The task ->
For the listing that follows, give again exactly the lines from the one with "Write the React, TypeScript" to the one with "const values = [73.5, 40.5, 39.0, 38.5, 35.5];", including both.

━━━━━━━━

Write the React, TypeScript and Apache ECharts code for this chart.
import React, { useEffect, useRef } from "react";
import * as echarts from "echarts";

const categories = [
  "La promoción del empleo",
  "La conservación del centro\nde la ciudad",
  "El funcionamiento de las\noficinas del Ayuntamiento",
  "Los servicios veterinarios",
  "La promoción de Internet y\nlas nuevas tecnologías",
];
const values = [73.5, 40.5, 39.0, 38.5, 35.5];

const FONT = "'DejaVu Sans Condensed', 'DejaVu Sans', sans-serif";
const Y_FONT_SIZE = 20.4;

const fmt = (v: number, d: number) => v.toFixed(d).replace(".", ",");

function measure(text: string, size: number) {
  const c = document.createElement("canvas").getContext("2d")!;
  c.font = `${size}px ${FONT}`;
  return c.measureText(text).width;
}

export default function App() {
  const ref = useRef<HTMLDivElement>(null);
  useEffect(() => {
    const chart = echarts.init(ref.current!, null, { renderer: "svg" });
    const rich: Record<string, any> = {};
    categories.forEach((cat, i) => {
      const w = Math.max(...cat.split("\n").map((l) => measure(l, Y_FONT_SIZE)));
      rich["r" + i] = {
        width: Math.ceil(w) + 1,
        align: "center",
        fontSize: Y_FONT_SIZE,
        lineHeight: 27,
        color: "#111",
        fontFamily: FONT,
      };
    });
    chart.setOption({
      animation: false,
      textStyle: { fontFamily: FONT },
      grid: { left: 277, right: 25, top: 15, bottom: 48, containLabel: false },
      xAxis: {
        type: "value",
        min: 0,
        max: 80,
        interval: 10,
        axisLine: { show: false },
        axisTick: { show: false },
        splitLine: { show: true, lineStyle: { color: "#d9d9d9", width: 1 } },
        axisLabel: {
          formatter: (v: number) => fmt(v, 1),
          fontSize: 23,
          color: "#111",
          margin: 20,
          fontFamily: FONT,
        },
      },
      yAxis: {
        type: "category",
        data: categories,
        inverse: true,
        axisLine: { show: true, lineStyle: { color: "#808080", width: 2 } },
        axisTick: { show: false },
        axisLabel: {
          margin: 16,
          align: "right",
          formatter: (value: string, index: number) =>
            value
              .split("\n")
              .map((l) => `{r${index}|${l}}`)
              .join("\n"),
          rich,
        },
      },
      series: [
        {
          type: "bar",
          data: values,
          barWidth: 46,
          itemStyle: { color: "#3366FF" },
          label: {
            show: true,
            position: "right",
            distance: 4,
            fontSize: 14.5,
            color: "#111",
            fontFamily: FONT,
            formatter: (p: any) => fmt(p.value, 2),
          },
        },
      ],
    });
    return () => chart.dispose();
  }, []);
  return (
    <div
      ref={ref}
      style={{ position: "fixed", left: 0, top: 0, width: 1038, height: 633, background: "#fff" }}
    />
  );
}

━━━━━━━━

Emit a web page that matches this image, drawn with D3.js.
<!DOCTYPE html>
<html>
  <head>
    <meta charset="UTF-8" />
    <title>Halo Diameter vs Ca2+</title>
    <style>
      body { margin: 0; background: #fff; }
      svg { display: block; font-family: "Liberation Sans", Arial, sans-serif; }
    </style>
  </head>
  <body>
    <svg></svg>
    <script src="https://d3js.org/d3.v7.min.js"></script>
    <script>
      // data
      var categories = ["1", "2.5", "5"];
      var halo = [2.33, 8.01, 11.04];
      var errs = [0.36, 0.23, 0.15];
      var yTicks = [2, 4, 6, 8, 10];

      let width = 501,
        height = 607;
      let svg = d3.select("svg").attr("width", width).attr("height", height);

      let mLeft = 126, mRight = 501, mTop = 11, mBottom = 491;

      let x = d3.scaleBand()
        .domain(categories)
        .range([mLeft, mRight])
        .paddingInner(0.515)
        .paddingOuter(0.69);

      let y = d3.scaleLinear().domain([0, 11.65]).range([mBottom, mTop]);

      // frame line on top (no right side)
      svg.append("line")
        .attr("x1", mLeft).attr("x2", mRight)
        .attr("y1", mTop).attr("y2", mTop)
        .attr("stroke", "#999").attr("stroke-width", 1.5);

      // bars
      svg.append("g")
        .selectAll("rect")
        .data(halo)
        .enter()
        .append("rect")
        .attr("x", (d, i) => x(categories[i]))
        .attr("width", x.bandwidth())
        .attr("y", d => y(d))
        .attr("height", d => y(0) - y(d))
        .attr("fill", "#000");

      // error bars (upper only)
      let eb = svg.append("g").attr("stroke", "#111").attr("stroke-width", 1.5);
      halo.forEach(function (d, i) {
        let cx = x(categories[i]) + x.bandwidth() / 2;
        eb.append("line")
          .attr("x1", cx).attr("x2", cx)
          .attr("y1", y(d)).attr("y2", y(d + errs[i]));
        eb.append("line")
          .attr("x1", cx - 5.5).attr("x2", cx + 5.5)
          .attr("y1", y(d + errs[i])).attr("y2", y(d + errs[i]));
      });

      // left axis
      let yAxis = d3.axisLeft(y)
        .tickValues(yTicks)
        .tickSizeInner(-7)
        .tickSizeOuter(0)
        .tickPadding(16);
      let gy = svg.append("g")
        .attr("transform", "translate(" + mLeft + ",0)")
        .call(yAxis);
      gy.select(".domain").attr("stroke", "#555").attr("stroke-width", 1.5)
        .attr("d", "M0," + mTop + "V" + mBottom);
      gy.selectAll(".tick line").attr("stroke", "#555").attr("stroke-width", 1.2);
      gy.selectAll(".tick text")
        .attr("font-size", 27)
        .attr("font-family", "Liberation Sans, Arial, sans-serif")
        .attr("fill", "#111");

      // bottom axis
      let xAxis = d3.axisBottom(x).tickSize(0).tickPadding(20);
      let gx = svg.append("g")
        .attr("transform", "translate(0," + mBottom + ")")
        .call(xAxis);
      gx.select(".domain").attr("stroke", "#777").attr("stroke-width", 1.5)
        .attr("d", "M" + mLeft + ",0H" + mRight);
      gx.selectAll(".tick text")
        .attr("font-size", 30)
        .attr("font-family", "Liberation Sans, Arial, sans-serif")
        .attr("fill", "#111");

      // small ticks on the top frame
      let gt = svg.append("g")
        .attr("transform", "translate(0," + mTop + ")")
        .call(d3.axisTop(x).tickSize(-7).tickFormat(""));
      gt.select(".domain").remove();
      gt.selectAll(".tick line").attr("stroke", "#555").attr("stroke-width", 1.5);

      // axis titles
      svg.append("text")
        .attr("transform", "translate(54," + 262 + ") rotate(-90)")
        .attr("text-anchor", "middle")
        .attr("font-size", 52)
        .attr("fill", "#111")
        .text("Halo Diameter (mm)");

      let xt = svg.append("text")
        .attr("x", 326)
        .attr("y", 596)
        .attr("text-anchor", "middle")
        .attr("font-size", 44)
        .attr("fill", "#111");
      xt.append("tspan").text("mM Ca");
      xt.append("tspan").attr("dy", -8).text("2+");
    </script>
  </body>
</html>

━━━━━━━━

Written answer ->
Write the React, TypeScript and Apache ECharts code for this chart.
import React, { useEffect, useRef } from "react";
import * as echarts from "echarts";

const categories = [
  "La promoción del empleo",
  "La conservación del centro\nde la ciudad",
  "El funcionamiento de las\noficinas del Ayuntamiento",
  "Los servicios veterinarios",
  "La promoción de Internet y\nlas nuevas tecnologías",
];
const values = [73.5, 40.5, 39.0, 38.5, 35.5];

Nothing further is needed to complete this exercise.